Data provided |
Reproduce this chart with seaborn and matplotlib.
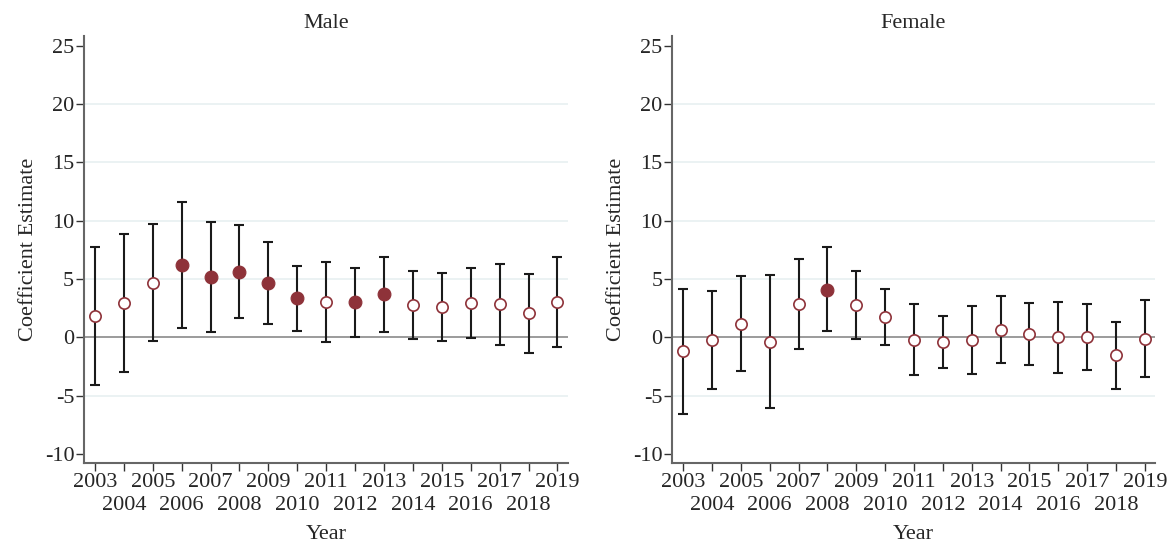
import numpy as np
import pandas as pd
import matplotlib
matplotlib.use("Agg")
import matplotlib.pyplot as plt
import seaborn as sns

years = list(range(2003, 2020))
male_est = [1.84, 2.93, 4.66, 6.18, 5.14, 5.63, 4.63, 3.33, 3.02, 2.99, 3.68, 2.73, 2.61, 2.93, 2.84, 2.07, 3.05]
male_lo = [-4.1, -2.99, -0.34, 0.83, 0.43, 1.67, 1.18, 0.52, -0.37, 0.06, 0.49, -0.17, -0.29, -0.06, -0.63, -1.38, -0.83]
male_hi = [7.73, 8.85, 9.71, 11.6, 9.86, 9.63, 8.13, 6.15, 6.47, 5.92, 6.87, 5.66, 5.49, 5.92, 6.26, 5.43, 6.87]
female_est = [-1.21, -0.26, 1.15, -0.37, 2.82, 4.08, 2.79, 1.72, -0.20, -0.40, -0.23, 0.66, 0.32, 0.0, 0.0, -1.52, -0.14]
female_lo = [-6.61, -4.45, -2.87, -6.03, -1.03, 0.52, -0.14, -0.69, -3.22, -2.64, -3.13, -2.24, -2.39, -3.07, -2.76, -4.40, -3.42]
female_hi = [4.14, 3.99, 5.23, 5.37, 6.67, 7.7, 5.66, 4.11, 2.87, 1.87, 2.67, 3.51, 2.93, 3.05, 2.82, 1.32, 3.19]
panels = ["Male", "Female"]
yticks = [-10, -5, 0, 5, 10, 15, 20, 25]

sns.set_theme(style="white")
plt.rcParams["font.family"] = ["Liberation Serif", "DejaVu Serif"]
plt.rcParams["axes.unicode_minus"] = False

fig = plt.figure(figsize=(11.75, 5.49), dpi=100)
positions = [[0.0715, 0.157, 0.4115, 0.777], [0.572, 0.157, 0.411, 0.777]]
red = "#8E3239"
data = {"Male": (male_est, male_lo, male_hi), "Female": (female_est, female_lo, female_hi)}
fs = 16

for name, pos in zip(panels, positions):
    ax = fig.add_axes(pos)
    est, lo, hi = data[name]
    df = pd.DataFrame({"year": years, "est": est, "lo": lo, "hi": hi})
    df["sig"] = (df["lo"] > 0) | (df["hi"] < 0)
    for g in [-5, 5, 10, 15, 20]:
        ax.axhline(g, color="#E8F0F1", lw=1.2, zorder=0)
    ax.axhline(0, color="#8A8A8A", lw=1.2, zorder=1)
    ax.errorbar(df["year"], df["est"], yerr=[df["est"] - df["lo"], df["hi"] - df["est"]],
                fmt="none", ecolor="#1a1a1a", elinewidth=1.5, capsize=3.4, capthick=1.5, zorder=2)
    ns = df[~df["sig"]]
    sg = df[df["sig"]]
    sns.scatterplot(x=ns["year"], y=ns["est"], ax=ax, marker="o", s=66,
                    facecolor="white", edgecolor=red, linewidth=1.2, zorder=3)
    sns.scatterplot(x=sg["year"], y=sg["est"], ax=ax, marker="o", s=85,
                    color=red, edgecolor=red, linewidth=0.8, zorder=3)
    ax.set_xlim(2002.62, 2019.35)
    ax.set_ylim(-10.75, 25.8)
    ax.set_yticks(yticks)
    ax.set_yticklabels([str(t) for t in yticks], fontsize=fs)
    odd = [y for y in years if (y - 2003) % 2 == 0]
    even = [y for y in years if (y - 2003) % 2 == 1]
    ax.set_xticks(odd)
    ax.set_xticklabels([str(y) for y in odd], fontsize=fs)
    ax.set_xticks(even, minor=True)
    ax.set_xticklabels([str(y) for y in even], minor=True, fontsize=fs)
    ax.tick_params(axis="both", which="both", length=6, width=1, color="#333333", direction="out",
                   bottom=True, left=True, pad=1)
    ax.tick_params(axis="x", which="minor", pad=18)
    for side in ["top", "right"]:
        ax.spines[side].set_visible(False)
    for side in ["left", "bottom"]:
        ax.spines[side].set_color("#666666")
        ax.spines[side].set_linewidth(1.5)
    ax.set_title(name, fontsize=fs, pad=6)
    ax.set_xlabel("Year", fontsize=fs, labelpad=7)
    ax.set_ylabel("Coefficient Estimate", fontsize=fs, labelpad=5)

fig.savefig("out.png", dpi=100, facecolor="white")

Exercise requirements | All the lines above are to be given again exactly as they read, with the pictures removed.

Correct result |
Reproduce this chart with seaborn and matplotlib.
import numpy as np
import pandas as pd
import matplotlib
matplotlib.use("Agg")
import matplotlib.pyplot as plt
import seaborn as sns

years = list(range(2003, 2020))
male_est = [1.84, 2.93, 4.66, 6.18, 5.14, 5.63, 4.63, 3.33, 3.02, 2.99, 3.68, 2.73, 2.61, 2.93, 2.84, 2.07, 3.05]
male_lo = [-4.1, -2.99, -0.34, 0.83, 0.43, 1.67, 1.18, 0.52, -0.37, 0.06, 0.49, -0.17, -0.29, -0.06, -0.63, -1.38, -0.83]
male_hi = [7.73, 8.85, 9.71, 11.6, 9.86, 9.63, 8.13, 6.15, 6.47, 5.92, 6.87, 5.66, 5.49, 5.92, 6.26, 5.43, 6.87]
female_est = [-1.21, -0.26, 1.15, -0.37, 2.82, 4.08, 2.79, 1.72, -0.20, -0.40, -0.23, 0.66, 0.32, 0.0, 0.0, -1.52, -0.14]
female_lo = [-6.61, -4.45, -2.87, -6.03, -1.03, 0.52, -0.14, -0.69, -3.22, -2.64, -3.13, -2.24, -2.39, -3.07, -2.76, -4.40, -3.42]
female_hi = [4.14, 3.99, 5.23, 5.37, 6.67, 7.7, 5.66, 4.11, 2.87, 1.87, 2.67, 3.51, 2.93, 3.05, 2.82, 1.32, 3.19]
panels = ["Male", "Female"]
yticks = [-10, -5, 0, 5, 10, 15, 20, 25]

sns.set_theme(style="white")
plt.rcParams["font.family"] = ["Liberation Serif", "DejaVu Serif"]
plt.rcParams["axes.unicode_minus"] = False

fig = plt.figure(figsize=(11.75, 5.49), dpi=100)
positions = [[0.0715, 0.157, 0.4115, 0.777], [0.572, 0.157, 0.411, 0.777]]
red = "#8E3239"
data = {"Male": (male_est, male_lo, male_hi), "Female": (female_est, female_lo, female_hi)}
fs = 16

for name, pos in zip(panels, positions):
    ax = fig.add_axes(pos)
    est, lo, hi = data[name]
    df = pd.DataFrame({"year": years, "est": est, "lo": lo, "hi": hi})
    df["sig"] = (df["lo"] > 0) | (df["hi"] < 0)
    for g in [-5, 5, 10, 15, 20]:
        ax.axhline(g, color="#E8F0F1", lw=1.2, zorder=0)
    ax.axhline(0, color="#8A8A8A", lw=1.2, zorder=1)
    ax.errorbar(df["year"], df["est"], yerr=[df["est"] - df["lo"], df["hi"] - df["est"]],
                fmt="none", ecolor="#1a1a1a", elinewidth=1.5, capsize=3.4, capthick=1.5, zorder=2)
    ns = df[~df["sig"]]
    sg = df[df["sig"]]
    sns.scatterplot(x=ns["year"], y=ns["est"], ax=ax, marker="o", s=66,
                    facecolor="white", edgecolor=red, linewidth=1.2, zorder=3)
    sns.scatterplot(x=sg["year"], y=sg["est"], ax=ax, marker="o", s=85,
                    color=red, edgecolor=red, linewidth=0.8, zorder=3)
    ax.set_xlim(2002.62, 2019.35)
    ax.set_ylim(-10.75, 25.8)
    ax.set_yticks(yticks)
    ax.set_yticklabels([str(t) for t in yticks], fontsize=fs)
    odd = [y for y in years if (y - 2003) % 2 == 0]
    even = [y for y in years if (y - 2003) % 2 == 1]
    ax.set_xticks(odd)
    ax.set_xticklabels([str(y) for y in odd], fontsize=fs)
    ax.set_xticks(even, minor=True)
    ax.set_xticklabels([str(y) for y in even], minor=True, fontsize=fs)
    ax.tick_params(axis="both", which="both", length=6, width=1, color="#333333", direction="out",
                   bottom=True, left=True, pad=1)
    ax.tick_params(axis="x", which="minor", pad=18)
    for side in ["top", "right"]:
        ax.spines[side].set_visible(False)
    for side in ["left", "bottom"]:
        ax.spines[side].set_color("#666666")
        ax.spines[side].set_linewidth(1.5)
    ax.set_title(name, fontsize=fs, pad=6)
    ax.set_xlabel("Year", fontsize=fs, labelpad=7)
    ax.set_ylabel("Coefficient Estimate", fontsize=fs, labelpad=5)

fig.savefig("out.png", dpi=100, facecolor="white")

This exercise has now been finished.